Under the measure that cleared the Senate Ethics and Rules Committee, teens convicted of first-degree murder before their 18th birthday would become eligible for parole not sooner than 20 years and no later than 30 years into their sentences.
Massachusetts law currently mandates life sentences without parole for anyone convicted of first-degree murder, regardless of age. Juveniles age 14 or older can be tried for murder as an adult.
The Senate proposal is substantially similar to a House-passed bill that would make juveniles eligible for parole within 20 to 25 years of the start of their sentences. The House version also contained language that would increase the wait for parole eligibility to 25 to 30 years in cases of murder committed with “extreme atrocity or cruelty.”

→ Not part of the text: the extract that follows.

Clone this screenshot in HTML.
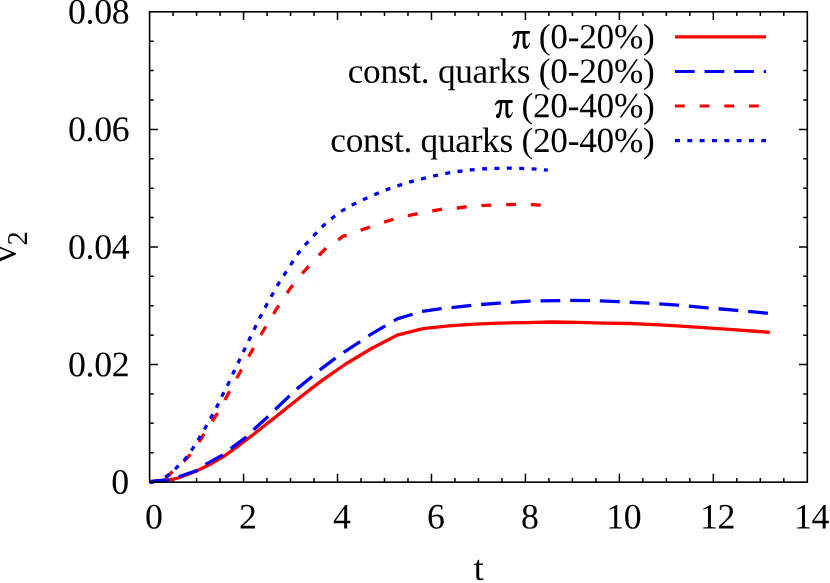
<!DOCTYPE html>
<html><head><meta charset="utf-8"><title>v2 vs t</title>
<style>html,body{margin:0;padding:0;background:#fff;overflow:hidden}svg{display:block}text{font-family:"Liberation Serif",serif;fill:#000;letter-spacing:-0.35px}svg{will-change:transform;transform:translateZ(0)}</style></head><body>
<svg width="830" height="583" viewBox="0 0 830 583">
<rect width="830" height="583" fill="#fff"/>
<path d="M173.09,482.15v-4.1M173.09,11.8v4.1M196.58,482.15v-4.1M196.58,11.8v4.1M220.07,482.15v-4.1M220.07,11.8v4.1M243.56,482.15v-8.3M243.56,11.8v8.3M267.05,482.15v-4.1M267.05,11.8v4.1M290.54,482.15v-4.1M290.54,11.8v4.1M314.02,482.15v-4.1M314.02,11.8v4.1M337.51,482.15v-8.3M337.51,11.8v8.3M361.00,482.15v-4.1M361.00,11.8v4.1M384.49,482.15v-4.1M384.49,11.8v4.1M407.98,482.15v-4.1M407.98,11.8v4.1M431.47,482.15v-8.3M431.47,11.8v8.3M454.96,482.15v-4.1M454.96,11.8v4.1M478.45,482.15v-4.1M478.45,11.8v4.1M501.94,482.15v-4.1M501.94,11.8v4.1M525.43,482.15v-8.3M525.43,11.8v8.3M548.92,482.15v-4.1M548.92,11.8v4.1M572.41,482.15v-4.1M572.41,11.8v4.1M595.90,482.15v-4.1M595.90,11.8v4.1M619.39,482.15v-8.3M619.39,11.8v8.3M642.87,482.15v-4.1M642.87,11.8v4.1M666.36,482.15v-4.1M666.36,11.8v4.1M689.85,482.15v-4.1M689.85,11.8v4.1M713.34,482.15v-8.3M713.34,11.8v8.3M736.83,482.15v-4.1M736.83,11.8v4.1M760.32,482.15v-4.1M760.32,11.8v4.1M783.81,482.15v-4.1M783.81,11.8v4.1M149.6,452.75h4.1M807.3,452.75h-4.1M149.6,423.36h4.1M807.3,423.36h-4.1M149.6,393.96h4.1M807.3,393.96h-4.1M149.6,364.56h8.3M807.3,364.56h-8.3M149.6,335.17h4.1M807.3,335.17h-4.1M149.6,305.77h4.1M807.3,305.77h-4.1M149.6,276.37h4.1M807.3,276.37h-4.1M149.6,246.98h8.3M807.3,246.98h-8.3M149.6,217.58h4.1M807.3,217.58h-4.1M149.6,188.18h4.1M807.3,188.18h-4.1M149.6,158.78h4.1M807.3,158.78h-4.1M149.6,129.39h8.3M807.3,129.39h-8.3M149.6,99.99h4.1M807.3,99.99h-4.1M149.6,70.59h4.1M807.3,70.59h-4.1M149.6,41.20h4.1M807.3,41.20h-4.1" stroke="#000" stroke-width="1.5" fill="none"/>
<path d="M149.6,481.6 L169.7,479.8 L178.2,478.0 L197.5,470.6 L209.9,464.6 L223.8,456.4 L237.7,446.3 L253.1,434.7 L265.0,425.3 L273.8,418.4 L299.6,397.8 L311.0,388.9 L322.8,379.9 L345.7,364.0 L371.5,348.5 L397.2,335.1 L423.0,328.7 L448.7,325.9 L474.4,324.1 L500.2,323.1 L525.7,322.6 L551.5,322.0 L577.2,322.3 L603.0,323.1 L628.7,323.5 L655.0,324.7 L681.0,326.2 L707.2,327.9 L733.0,329.7 L758.7,331.5 L769.8,332.3" stroke="#f00" stroke-width="3.3" fill="none" stroke-linejoin="round"/>
<path d="M149.6,481.6 L169.0,479.6 L178.2,477.0 L197.5,470.3 L206.0,464.1 L223.0,454.8 L230.7,448.6 L246.2,437.1 L253.6,429.7 L266.2,418.2 L275.1,409.5 L289.3,396.1 L297.0,388.9 L311.2,377.3 L320.2,369.6 L335.6,358.0 L343.7,352.4 L358.6,342.6 L367.6,336.4 L381.8,327.9 L397.2,318.9 L410.1,315.0 L421.7,311.5 L439.7,308.9 L451.3,307.6 L469.3,305.6 L480.9,304.5 L498.9,303.2 L510.4,302.4 L529.6,301.2 L539.9,300.9 L559.2,300.7 L569.5,300.4 L588.8,300.6 L599.1,300.9 L618.4,301.7 L628.7,302.2 L648.0,303.2 L658.0,303.7 L677.6,305.1 L687.5,306.0 L707.2,307.8 L717.0,308.6 L736.8,310.4 L746.3,311.2 L766.4,313.2 L769.8,313.6" stroke="#00f" stroke-width="3.3" fill="none" stroke-dasharray="19.82 9.91" stroke-dashoffset="0" stroke-linejoin="round"/>
<path d="M149.6,481.9 L162.0,480.5 L168.2,475.7 L173.6,470.7 L184.4,461.0 L190.6,454.1 L199.8,440.9 L204.5,433.2 L213.0,420.1 L217.6,413.1 L227.5,395.3 L239.2,373.7 L251.3,351.9 L263.4,330.5 L276.2,309.5 L289.9,288.8 L303.0,272.6 L309.4,265.4 L319.7,254.5 L326.1,248.1 L337.9,240.1 L343.2,236.2 L348.0,235.0 L360.9,230.1 L369.9,227.0 L384.8,221.9 L394.3,219.0 L408.3,215.7 L418.1,213.6 L432.8,210.8 L442.3,209.0 L457.2,208.0 L467.0,206.7 L481.7,205.6 L491.2,205.1 L506.1,204.6 L515.9,204.4 L530.6,204.6 L540.9,205.1" stroke="#f00" stroke-width="3.3" fill="none" stroke-dasharray="9.9 14.85" stroke-dashoffset="8.2" stroke-linejoin="round"/>
<path d="M149.6,481.9 L160.0,480.8 L167.4,475.7 L176.7,467.5 L185.5,458.7 L192.6,448.6 L199.4,437.8 L205.5,427.5 L211.7,416.3 L217.5,405.5 L222.8,394.4 L228.4,383.6 L233.6,372.2 L238.9,361.2 L244.2,350.1 L249.5,339.0 L254.9,327.9 L260.3,316.8 L266.1,305.8 L272.2,294.7 L278.3,283.9 L285.0,273.6 L291.4,263.6 L298.3,253.3 L306.0,244.0 L314.5,234.8 L323.0,226.0 L332.6,217.8 L342.3,210.6 L353.2,204.4 L364.7,199.0 L375.8,194.1 L387.0,189.5 L398.4,185.6 L410.4,181.8 L422.5,178.7 L434.0,175.9 L446.4,173.3 L458.5,171.5 L470.6,169.9 L483.0,168.9 L495.3,168.4 L507.9,168.1 L520.3,168.4 L532.6,168.9 L544.7,169.9 L547.8,170.2" stroke="#00f" stroke-width="3.3" fill="none" stroke-dasharray="4.95 7.43" stroke-dashoffset="-4.8" stroke-linejoin="round"/>
<path d="M149.8,482.7L153.6,482.2" stroke="#00f" stroke-width="3.3" fill="none"/>
<rect x="149.6" y="11.8" width="657.70" height="470.35" fill="none" stroke="#000" stroke-width="1.6"/>
<path d="M675,36.9H766" stroke="#f00" stroke-width="3.2" fill="none"/>
<text x="654.5" y="48.2" transform="rotate(0.03 654.5 48.2)" font-size="35.3" text-anchor="end" style="letter-spacing:-0.28px">(0-20%)</text>
<path d="M675,71.5H766" stroke="#00f" stroke-width="3.2" fill="none" stroke-dasharray="19.72 9.86"/>
<text x="654.5" y="82.8" transform="rotate(0.03 654.5 82.8)" font-size="35.3" text-anchor="end" style="letter-spacing:-0.28px">const. quarks (0-20%)</text>
<path d="M675,106.0H766" stroke="#f00" stroke-width="3.2" fill="none" stroke-dasharray="9.86 14.79"/>
<text x="654.5" y="117.4" transform="rotate(0.03 654.5 117.4)" font-size="35.3" text-anchor="end" style="letter-spacing:-0.28px">(20-40%)</text>
<path d="M675,140.7H766" stroke="#00f" stroke-width="3.2" fill="none" stroke-dasharray="4.93 7.4"/>
<text x="654.5" y="152.0" transform="rotate(0.03 654.5 152.0)" font-size="35.3" text-anchor="end" style="letter-spacing:-0.28px">const. quarks (20-40%)</text>
<path d="M143,288C160,225 200,185 255,185L515,185L515,245L425,245L425,430C425,480 440,500 460,500C480,500 495,470 505,432L520,440C505,510 470,558 430,558C385,558 365,520 365,450L365,245L300,245C295,330 285,420 268,480C260,530 240,560 212,560C185,560 168,540 168,515C168,490 190,468 215,465C235,440 245,330 255,245C210,245 180,265 157,297Z" transform="translate(505,22) scale(0.04819)" fill="#000"/>
<path d="M143,288C160,225 200,185 255,185L515,185L515,245L425,245L425,430C425,480 440,500 460,500C480,500 495,470 505,432L520,440C505,510 470,558 430,558C385,558 365,520 365,450L365,245L300,245C295,330 285,420 268,480C260,530 240,560 212,560C185,560 168,540 168,515C168,490 190,468 215,465C235,440 245,330 255,245C210,245 180,265 157,297Z" transform="translate(487.8,91.2) scale(0.04819)" fill="#000"/>
<text x="128.8" y="493.85" transform="rotate(0.03 129.3 493.85)" font-size="35.8" text-anchor="end">0</text>
<text x="129.3" y="376.26" transform="rotate(0.03 129.3 376.26)" font-size="35.8" text-anchor="end">0.02</text>
<text x="129.3" y="258.68" transform="rotate(0.03 129.3 258.68)" font-size="35.8" text-anchor="end">0.04</text>
<text x="129.3" y="141.09" transform="rotate(0.03 129.3 141.09)" font-size="35.8" text-anchor="end">0.06</text>
<text x="129.3" y="23.50" transform="rotate(0.03 129.3 23.50)" font-size="35.8" text-anchor="end">0.08</text>
<text x="153.9" y="528.55" transform="rotate(0.03 153.9 528.55)" font-size="35.8" text-anchor="middle">0</text>
<text x="247.9" y="528.55" transform="rotate(0.03 247.9 528.55)" font-size="35.8" text-anchor="middle">2</text>
<text x="341.8" y="528.55" transform="rotate(0.03 341.8 528.55)" font-size="35.8" text-anchor="middle">4</text>
<text x="435.8" y="528.55" transform="rotate(0.03 435.8 528.55)" font-size="35.8" text-anchor="middle">6</text>
<text x="529.7" y="528.55" transform="rotate(0.03 529.7 528.55)" font-size="35.8" text-anchor="middle">8</text>
<text x="623.7" y="528.55" transform="rotate(0.03 623.7 528.55)" font-size="35.8" text-anchor="middle">10</text>
<text x="717.6" y="528.55" transform="rotate(0.03 717.6 528.55)" font-size="35.8" text-anchor="middle">12</text>
<text x="811.6" y="528.55" transform="rotate(0.03 811.6 528.55)" font-size="35.8" text-anchor="middle">14</text>
<text x="478.5" y="579.9" transform="rotate(0.03 478.5 579.9)" font-size="35.8" text-anchor="middle">t</text>
<text transform="translate(16.2,247.2) rotate(-90)" font-size="35.8" text-anchor="middle">v<tspan font-size="28.64" dy="10.6">2</tspan></text>
</svg></body></html>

Lawmakers stress the pending legislation would not guarantee that juvenile lifers someday walk out of prison. A vote of the state parole board would be required following a hearing at which relatives of murder victims could provide testimony.
An inmate who is denied parole by the board could have to wait 10 years for their next opportunity.
Members of the Criminal Justice Policy Coalition, an independent organization, object to the bill and planned to meet at the Statehouse before today’s debate to lobby senators against passage. The group supports making juveniles eligible for parole 15 years into their sentences.
“We think 15 years is more than enough to provide them with time to rehabilitate and time to pay for their crimes, but give them an opportunity to return to their communities and become productive members,” said Rachel Corey, the coalition’s interim executive director.
Corey said the group also objects to the 10-year waiting period between parole requests, which would be double the current five-year waiting period for other crimes.
The parole board has already begun hearings for some of the 63 prisoners serving life without parole following the Massachusetts Supreme Judicial Court’s December ruling that lifelong imprisonment for juveniles is a cruel and unusual punishment. The court cited scientific research showed that their brains were not fully developed.
Family members of some victims appeared before lawmakers in May in support of a bill proposed by Sens. Bruce Tarr, R-Gloucester, and Barry Finegold, D-Andover, which called for a more stringent 35-year wait for parole eligibility.